Leaving the pictures out, print the lines from the first line of the listing through the line containing "from matplotlib.ticker import MultipleLocator", exactly as they read, and no others.

_Material:_
■ ■ ■ ■ ■
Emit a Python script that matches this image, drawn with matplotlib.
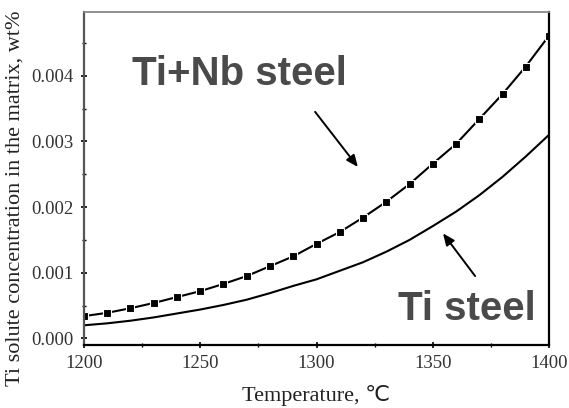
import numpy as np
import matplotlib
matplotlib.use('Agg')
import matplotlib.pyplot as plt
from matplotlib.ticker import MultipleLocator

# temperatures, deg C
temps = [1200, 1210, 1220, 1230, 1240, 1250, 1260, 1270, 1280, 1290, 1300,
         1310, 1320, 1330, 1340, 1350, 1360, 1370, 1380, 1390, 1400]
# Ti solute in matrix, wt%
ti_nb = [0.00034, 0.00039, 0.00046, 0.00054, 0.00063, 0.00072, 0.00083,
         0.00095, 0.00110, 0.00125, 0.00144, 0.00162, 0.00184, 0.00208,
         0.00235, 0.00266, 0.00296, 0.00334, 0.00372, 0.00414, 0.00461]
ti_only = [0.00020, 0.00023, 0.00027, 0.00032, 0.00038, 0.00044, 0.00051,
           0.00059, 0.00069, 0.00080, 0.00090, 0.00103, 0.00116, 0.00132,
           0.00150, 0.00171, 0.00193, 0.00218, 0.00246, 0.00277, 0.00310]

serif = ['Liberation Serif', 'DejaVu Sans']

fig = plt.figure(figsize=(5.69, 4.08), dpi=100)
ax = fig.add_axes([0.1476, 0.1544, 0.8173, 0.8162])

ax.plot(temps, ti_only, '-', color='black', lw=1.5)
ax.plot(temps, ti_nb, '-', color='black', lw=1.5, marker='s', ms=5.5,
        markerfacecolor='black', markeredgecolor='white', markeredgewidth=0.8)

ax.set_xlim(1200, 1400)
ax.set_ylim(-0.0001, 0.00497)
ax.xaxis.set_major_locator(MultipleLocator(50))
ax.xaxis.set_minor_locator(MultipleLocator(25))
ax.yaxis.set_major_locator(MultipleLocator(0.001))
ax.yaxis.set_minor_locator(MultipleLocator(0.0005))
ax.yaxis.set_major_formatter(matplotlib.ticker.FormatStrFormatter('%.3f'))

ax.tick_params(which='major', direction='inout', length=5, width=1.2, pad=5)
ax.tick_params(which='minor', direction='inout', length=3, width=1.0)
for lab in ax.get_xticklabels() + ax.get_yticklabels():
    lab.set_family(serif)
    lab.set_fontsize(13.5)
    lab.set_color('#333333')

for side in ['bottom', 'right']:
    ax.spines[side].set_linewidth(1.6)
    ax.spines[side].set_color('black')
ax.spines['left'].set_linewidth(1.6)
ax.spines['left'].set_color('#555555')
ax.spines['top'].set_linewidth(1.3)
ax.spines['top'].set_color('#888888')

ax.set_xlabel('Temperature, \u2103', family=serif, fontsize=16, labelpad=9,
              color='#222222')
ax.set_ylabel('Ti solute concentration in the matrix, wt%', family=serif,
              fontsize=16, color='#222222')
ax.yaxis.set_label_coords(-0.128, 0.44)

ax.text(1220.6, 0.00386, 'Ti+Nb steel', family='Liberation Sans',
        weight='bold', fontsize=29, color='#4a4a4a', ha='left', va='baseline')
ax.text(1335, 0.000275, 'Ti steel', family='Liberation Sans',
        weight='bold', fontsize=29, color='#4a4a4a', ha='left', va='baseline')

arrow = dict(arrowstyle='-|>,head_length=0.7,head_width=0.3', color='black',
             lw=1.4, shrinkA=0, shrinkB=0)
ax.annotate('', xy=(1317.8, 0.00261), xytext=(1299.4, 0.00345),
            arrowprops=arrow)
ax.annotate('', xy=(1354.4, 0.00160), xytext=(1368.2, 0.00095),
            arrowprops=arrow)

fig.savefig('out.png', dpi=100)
■ ■ ■ ■ ■
_Answer to this task:_
Emit a Python script that matches this image, drawn with matplotlib.
import numpy as np
import matplotlib
matplotlib.use('Agg')
import matplotlib.pyplot as plt
from matplotlib.ticker import MultipleLocator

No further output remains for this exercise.